-- Data to process start --
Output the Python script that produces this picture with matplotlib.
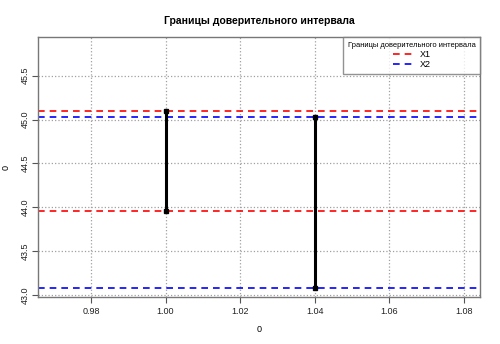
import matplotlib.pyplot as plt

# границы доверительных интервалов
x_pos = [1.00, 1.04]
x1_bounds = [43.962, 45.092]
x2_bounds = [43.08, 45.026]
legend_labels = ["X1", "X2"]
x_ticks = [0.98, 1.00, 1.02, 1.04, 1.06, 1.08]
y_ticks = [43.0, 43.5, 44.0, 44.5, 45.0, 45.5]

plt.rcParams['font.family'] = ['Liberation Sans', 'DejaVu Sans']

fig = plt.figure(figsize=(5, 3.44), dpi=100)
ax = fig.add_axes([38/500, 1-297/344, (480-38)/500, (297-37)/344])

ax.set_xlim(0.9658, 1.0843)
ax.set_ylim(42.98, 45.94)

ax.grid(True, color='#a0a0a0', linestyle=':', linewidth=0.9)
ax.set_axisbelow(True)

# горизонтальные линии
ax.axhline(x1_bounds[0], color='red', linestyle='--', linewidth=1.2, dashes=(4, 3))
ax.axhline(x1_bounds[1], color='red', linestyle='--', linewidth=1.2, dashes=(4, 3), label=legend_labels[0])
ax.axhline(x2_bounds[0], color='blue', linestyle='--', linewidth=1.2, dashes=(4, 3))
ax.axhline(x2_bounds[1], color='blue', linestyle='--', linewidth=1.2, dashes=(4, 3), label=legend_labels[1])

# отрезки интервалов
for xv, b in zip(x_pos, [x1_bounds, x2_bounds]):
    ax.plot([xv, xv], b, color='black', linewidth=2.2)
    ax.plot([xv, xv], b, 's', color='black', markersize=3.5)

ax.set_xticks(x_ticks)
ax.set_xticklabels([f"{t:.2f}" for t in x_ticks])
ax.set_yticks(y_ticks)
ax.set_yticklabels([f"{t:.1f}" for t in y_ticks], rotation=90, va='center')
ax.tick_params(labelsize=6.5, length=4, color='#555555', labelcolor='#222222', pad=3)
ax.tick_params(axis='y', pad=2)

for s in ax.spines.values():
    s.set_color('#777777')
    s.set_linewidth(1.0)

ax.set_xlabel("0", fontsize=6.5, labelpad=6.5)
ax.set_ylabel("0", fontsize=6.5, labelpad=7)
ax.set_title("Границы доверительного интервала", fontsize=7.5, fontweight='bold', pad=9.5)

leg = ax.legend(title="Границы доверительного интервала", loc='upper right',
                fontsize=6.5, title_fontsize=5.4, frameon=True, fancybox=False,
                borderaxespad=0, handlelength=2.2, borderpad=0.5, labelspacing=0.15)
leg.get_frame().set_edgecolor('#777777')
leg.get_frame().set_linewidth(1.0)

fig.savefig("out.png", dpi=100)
-- Data to process end --
-- Data to process start --
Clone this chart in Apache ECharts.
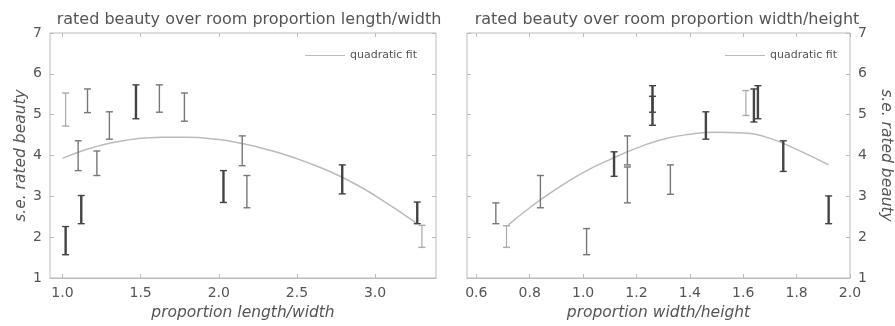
-- Data to process end --
-- Data to process start --
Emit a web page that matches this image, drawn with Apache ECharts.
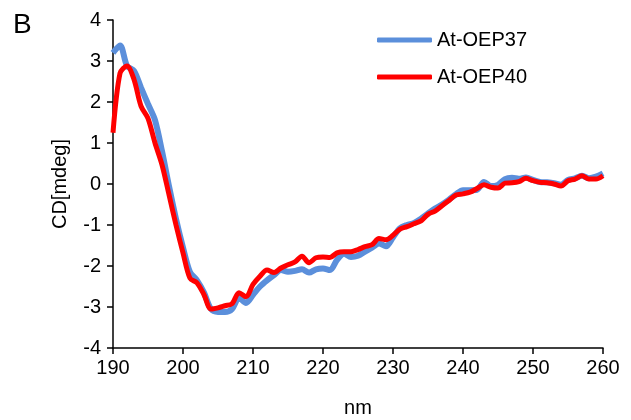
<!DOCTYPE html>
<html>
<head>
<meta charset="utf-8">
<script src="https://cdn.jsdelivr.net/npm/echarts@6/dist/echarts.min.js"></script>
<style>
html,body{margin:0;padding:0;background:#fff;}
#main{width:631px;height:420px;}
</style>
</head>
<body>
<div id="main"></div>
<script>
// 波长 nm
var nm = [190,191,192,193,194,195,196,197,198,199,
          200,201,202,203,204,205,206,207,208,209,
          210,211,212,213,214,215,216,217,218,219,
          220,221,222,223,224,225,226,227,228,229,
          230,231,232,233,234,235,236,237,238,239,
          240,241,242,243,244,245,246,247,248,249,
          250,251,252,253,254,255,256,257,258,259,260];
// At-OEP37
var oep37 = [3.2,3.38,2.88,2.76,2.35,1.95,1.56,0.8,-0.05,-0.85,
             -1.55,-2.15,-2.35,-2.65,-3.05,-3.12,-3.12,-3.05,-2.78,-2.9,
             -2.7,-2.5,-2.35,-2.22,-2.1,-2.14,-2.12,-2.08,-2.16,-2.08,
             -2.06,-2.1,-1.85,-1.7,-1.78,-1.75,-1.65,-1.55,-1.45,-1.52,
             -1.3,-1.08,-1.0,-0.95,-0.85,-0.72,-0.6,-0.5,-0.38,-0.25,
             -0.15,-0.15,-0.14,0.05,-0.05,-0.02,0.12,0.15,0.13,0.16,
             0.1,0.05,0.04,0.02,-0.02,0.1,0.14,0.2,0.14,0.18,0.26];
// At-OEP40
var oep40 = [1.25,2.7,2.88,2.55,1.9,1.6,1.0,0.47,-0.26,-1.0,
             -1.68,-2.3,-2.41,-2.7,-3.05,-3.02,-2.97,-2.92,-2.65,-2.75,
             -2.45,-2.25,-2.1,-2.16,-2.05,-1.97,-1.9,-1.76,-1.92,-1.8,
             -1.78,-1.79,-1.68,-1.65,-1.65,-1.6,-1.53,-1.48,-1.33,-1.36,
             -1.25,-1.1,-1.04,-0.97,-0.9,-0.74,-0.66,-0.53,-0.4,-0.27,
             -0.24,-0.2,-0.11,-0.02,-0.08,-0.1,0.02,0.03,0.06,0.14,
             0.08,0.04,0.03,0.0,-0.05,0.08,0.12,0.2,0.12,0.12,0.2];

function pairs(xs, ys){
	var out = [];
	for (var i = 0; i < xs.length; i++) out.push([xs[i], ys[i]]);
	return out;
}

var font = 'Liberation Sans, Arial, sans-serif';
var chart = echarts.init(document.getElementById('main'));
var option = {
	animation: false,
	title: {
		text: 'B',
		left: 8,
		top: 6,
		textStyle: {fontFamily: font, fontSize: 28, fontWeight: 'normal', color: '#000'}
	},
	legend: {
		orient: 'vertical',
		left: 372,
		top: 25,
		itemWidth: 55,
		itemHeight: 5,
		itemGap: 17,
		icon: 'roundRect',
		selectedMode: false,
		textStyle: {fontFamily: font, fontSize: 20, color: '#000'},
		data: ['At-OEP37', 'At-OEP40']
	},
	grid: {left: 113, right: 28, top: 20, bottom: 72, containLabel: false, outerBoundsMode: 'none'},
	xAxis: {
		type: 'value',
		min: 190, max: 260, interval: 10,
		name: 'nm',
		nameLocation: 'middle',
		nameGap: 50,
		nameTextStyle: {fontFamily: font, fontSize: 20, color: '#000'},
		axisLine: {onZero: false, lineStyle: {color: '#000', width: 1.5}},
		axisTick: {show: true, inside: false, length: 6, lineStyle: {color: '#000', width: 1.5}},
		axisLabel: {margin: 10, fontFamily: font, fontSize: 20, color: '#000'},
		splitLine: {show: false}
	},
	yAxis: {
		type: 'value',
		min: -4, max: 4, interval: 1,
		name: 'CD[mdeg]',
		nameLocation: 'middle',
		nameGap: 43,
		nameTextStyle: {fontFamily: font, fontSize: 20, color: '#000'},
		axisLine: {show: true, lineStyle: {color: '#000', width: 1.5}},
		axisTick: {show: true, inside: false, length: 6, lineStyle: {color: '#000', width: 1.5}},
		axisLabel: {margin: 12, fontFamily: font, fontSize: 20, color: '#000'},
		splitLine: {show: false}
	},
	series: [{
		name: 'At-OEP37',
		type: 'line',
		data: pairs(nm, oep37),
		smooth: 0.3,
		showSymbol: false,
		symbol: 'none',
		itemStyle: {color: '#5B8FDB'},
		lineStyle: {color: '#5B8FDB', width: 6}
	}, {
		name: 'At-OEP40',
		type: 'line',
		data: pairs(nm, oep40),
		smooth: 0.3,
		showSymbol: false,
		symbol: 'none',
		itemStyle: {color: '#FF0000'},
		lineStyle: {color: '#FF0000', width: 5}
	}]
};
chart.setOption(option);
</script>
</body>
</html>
-- Data to process end --
• [Required task] Print exactly the lines from the line containing "Output the Python" through the line containing "ax.set_axisbelow(True)", and omit any picture found among them.

• [Correct result]
Output the Python script that produces this picture with matplotlib.
import matplotlib.pyplot as plt

# границы доверительных интервалов
x_pos = [1.00, 1.04]
x1_bounds = [43.962, 45.092]
x2_bounds = [43.08, 45.026]
legend_labels = ["X1", "X2"]
x_ticks = [0.98, 1.00, 1.02, 1.04, 1.06, 1.08]
y_ticks = [43.0, 43.5, 44.0, 44.5, 45.0, 45.5]

plt.rcParams['font.family'] = ['Liberation Sans', 'DejaVu Sans']

fig = plt.figure(figsize=(5, 3.44), dpi=100)
ax = fig.add_axes([38/500, 1-297/344, (480-38)/500, (297-37)/344])

ax.set_xlim(0.9658, 1.0843)
ax.set_ylim(42.98, 45.94)

ax.grid(True, color='#a0a0a0', linestyle=':', linewidth=0.9)
ax.set_axisbelow(True)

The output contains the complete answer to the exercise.